Four years ago, I posted a photo of the stack of books I got for Christmas and later updated the post with links to the book reviews. This year, I’ve already finished one of the books (the longest one!) so this post isn’t just a tease–it also includes one review!
The Forgotten Garden is the only book I actually unwrapped on Christmas morning. Then I received 5 others from Daniel’s mother at her New Year visit . . . I picked up 2 from Little Free Libraries over the past few weeks . . . and A Finer Future has been in my “to be read” stack for a year, so I’m including it here to hold myself accountable for reading it this year! (Fiction tends to get my attention more easily than nonfiction.)
The books I’m planning to read in 2020–with links to my reviews added as I review them–are
- It Can’t Happen Here by Sinclair Lewis
- We Need to Talk by Celeste Headlee
- Born a Crime by Trevor Noah
- You Learn by Living by Eleanor Roosevelt
- Reading People by Anne Bogel (The Modern Mrs. Darcy, whose blog I’ve been reading for years!)
- Case Histories by Kate Atkinson
- Educated by Tara Westover
- A Finer Future by Hunter Lovins, Stewart Wallis, Anders Wijkman, and John Fullerton.
The Forgotten Garden by Kate Morton
On Nell’s twenty-first birthday in 1930, her father told her that she was not his biological daughter–she arrived as an unaccompanied, unclaimed four-year-old on a ship at the dock where he worked, and he and his wife thought they couldn’t have children (though they later did) so they raised her as their own. Although this disturbing news permanently changed Nell’s personality and relationships with her family, she didn’t investigate her origins at all until 1975, when her father died and left her the suitcase with which she’d arrived.

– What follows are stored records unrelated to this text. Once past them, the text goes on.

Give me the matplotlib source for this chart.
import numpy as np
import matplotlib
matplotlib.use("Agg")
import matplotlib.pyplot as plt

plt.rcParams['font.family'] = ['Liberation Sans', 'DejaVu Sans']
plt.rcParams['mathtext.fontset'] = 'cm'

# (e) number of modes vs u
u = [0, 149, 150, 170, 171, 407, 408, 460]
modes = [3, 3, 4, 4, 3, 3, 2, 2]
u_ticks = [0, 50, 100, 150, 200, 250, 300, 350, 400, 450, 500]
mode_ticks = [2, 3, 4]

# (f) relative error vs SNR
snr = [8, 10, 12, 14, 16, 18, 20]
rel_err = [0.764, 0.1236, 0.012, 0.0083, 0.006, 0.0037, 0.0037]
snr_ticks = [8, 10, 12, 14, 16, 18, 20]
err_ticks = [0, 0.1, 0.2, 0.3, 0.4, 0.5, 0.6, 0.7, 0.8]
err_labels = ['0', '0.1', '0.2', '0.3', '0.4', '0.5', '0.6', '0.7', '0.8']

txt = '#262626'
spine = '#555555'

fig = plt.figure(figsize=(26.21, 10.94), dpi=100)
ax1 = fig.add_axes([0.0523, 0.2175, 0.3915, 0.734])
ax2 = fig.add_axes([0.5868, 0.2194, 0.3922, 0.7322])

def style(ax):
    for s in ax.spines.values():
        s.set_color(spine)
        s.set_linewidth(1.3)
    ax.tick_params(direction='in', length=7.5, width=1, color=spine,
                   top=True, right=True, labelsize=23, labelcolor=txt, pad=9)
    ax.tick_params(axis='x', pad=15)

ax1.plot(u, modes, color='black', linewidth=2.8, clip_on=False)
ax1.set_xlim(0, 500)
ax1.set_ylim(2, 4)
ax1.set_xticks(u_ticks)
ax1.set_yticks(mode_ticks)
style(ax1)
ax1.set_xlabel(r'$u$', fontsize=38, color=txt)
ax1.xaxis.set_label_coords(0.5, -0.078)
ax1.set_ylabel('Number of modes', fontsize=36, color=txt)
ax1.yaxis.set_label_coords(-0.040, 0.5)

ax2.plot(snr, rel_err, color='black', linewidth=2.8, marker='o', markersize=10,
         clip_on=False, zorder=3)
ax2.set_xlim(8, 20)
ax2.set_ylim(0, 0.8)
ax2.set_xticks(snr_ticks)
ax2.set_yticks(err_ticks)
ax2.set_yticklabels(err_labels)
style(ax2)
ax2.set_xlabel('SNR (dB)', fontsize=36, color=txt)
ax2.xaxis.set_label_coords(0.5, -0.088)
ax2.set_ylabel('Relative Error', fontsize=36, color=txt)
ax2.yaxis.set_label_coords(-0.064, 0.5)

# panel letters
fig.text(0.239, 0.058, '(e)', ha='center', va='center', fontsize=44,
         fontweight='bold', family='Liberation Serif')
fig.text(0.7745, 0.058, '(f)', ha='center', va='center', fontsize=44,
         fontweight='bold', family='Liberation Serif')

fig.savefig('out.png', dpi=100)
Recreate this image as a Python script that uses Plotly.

Then, after visiting her childhood home in England and purchasing an affiliated cottage, Nell returned to Australia intending to wrap up her affairs and move to England–but she was suddenly given custody of her granddaughter Cassandra. Therefore, she remained in Australia for three decades until her death–including many years in which Cassandra was living independently–taking no action regarding her real estate and never mentioning any of this to anyone.
Seems to me this is a rather implausible setup for giving Cassandra a nice, juicy, convoluted mystery to solve after Nell’s death. Cassandra has her own complex setup which is very inadequately explored and seems to exist mainly to give her life vague parallels with Nell’s and trauma to get over by falling in love with the first guy who comes along. The story is told with so many switches of timeline and viewpoint, to maximize suspense, that I felt manipulated and annoyed.
All that said, there’s a lot to like about this book: a complex story of many characters whose motivations shape one another’s lives, an elegant manor house and quaint cottage and mysterious walled-up garden in Cornwall, really interesting clues and false leads and plot twists! I enjoyed reading it, despite my criticisms!